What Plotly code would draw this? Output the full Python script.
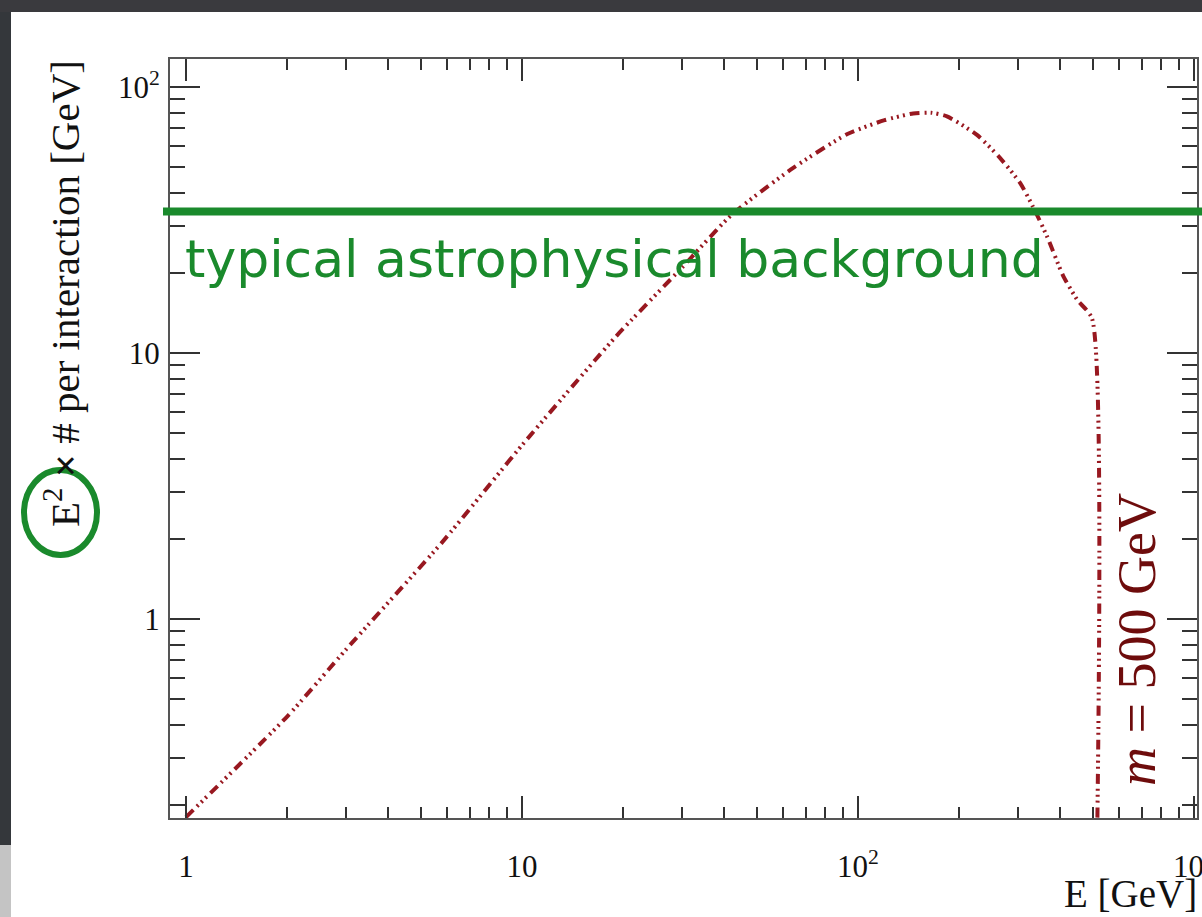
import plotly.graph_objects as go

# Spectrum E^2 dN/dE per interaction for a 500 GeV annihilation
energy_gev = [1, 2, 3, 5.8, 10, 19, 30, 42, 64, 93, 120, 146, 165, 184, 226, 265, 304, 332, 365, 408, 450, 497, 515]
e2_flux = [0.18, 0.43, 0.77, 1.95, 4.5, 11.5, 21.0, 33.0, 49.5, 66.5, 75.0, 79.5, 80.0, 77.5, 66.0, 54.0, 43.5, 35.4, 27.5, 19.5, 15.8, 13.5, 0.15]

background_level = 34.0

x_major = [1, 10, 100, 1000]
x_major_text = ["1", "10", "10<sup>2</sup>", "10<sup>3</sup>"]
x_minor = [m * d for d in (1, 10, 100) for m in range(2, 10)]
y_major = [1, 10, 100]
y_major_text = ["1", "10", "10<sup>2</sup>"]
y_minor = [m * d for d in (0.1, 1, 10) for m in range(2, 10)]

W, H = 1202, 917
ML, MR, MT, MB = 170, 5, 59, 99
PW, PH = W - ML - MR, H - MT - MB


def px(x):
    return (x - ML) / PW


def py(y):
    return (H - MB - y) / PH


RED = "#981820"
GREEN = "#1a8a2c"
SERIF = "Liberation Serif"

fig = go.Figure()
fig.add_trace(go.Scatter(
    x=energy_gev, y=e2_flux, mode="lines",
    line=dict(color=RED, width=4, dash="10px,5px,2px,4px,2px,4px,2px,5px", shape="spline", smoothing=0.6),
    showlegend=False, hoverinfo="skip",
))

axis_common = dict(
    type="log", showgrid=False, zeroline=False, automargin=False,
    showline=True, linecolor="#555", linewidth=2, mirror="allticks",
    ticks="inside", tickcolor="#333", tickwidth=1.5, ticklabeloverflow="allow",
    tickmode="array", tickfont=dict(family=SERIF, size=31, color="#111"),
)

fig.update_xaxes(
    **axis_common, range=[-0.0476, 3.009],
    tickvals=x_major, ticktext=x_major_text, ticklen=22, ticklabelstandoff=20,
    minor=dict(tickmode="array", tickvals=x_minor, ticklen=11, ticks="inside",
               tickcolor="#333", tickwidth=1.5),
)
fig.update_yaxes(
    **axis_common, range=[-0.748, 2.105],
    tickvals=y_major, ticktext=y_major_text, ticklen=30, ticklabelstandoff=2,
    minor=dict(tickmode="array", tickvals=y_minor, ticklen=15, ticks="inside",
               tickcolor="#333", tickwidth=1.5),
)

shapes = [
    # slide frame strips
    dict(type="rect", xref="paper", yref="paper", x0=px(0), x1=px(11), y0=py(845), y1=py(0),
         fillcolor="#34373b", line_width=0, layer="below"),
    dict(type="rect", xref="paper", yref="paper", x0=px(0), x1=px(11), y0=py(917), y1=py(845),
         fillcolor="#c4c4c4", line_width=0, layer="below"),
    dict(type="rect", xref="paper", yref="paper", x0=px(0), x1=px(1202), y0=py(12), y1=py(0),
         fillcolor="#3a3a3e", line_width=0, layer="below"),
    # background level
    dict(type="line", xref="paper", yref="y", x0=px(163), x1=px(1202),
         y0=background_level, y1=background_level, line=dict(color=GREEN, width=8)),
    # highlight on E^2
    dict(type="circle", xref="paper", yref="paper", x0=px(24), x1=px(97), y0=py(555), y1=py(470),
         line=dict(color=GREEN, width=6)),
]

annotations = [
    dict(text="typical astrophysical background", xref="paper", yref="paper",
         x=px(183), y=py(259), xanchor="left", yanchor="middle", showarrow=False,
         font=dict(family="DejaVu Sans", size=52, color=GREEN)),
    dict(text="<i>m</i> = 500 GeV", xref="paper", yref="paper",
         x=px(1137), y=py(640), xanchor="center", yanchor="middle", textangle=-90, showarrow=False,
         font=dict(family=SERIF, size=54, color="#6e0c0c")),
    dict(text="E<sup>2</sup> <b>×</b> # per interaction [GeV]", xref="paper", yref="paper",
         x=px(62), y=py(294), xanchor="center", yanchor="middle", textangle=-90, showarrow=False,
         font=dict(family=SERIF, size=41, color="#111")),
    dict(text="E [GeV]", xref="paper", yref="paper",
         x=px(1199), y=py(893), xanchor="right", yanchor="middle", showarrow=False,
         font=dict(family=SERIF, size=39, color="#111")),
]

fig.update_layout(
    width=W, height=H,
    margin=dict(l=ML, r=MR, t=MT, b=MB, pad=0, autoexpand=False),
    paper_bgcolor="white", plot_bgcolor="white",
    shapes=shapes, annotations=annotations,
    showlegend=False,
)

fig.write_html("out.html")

-=-=-=-=-

§ **What you have to do**: Return exactly what appears from the opening line of the material through the line with "import plotly.graph_objects as go", apart from the pictures.

§ **Reply to the exercise**:
What Plotly code would draw this? Output the full Python script.
import plotly.graph_objects as go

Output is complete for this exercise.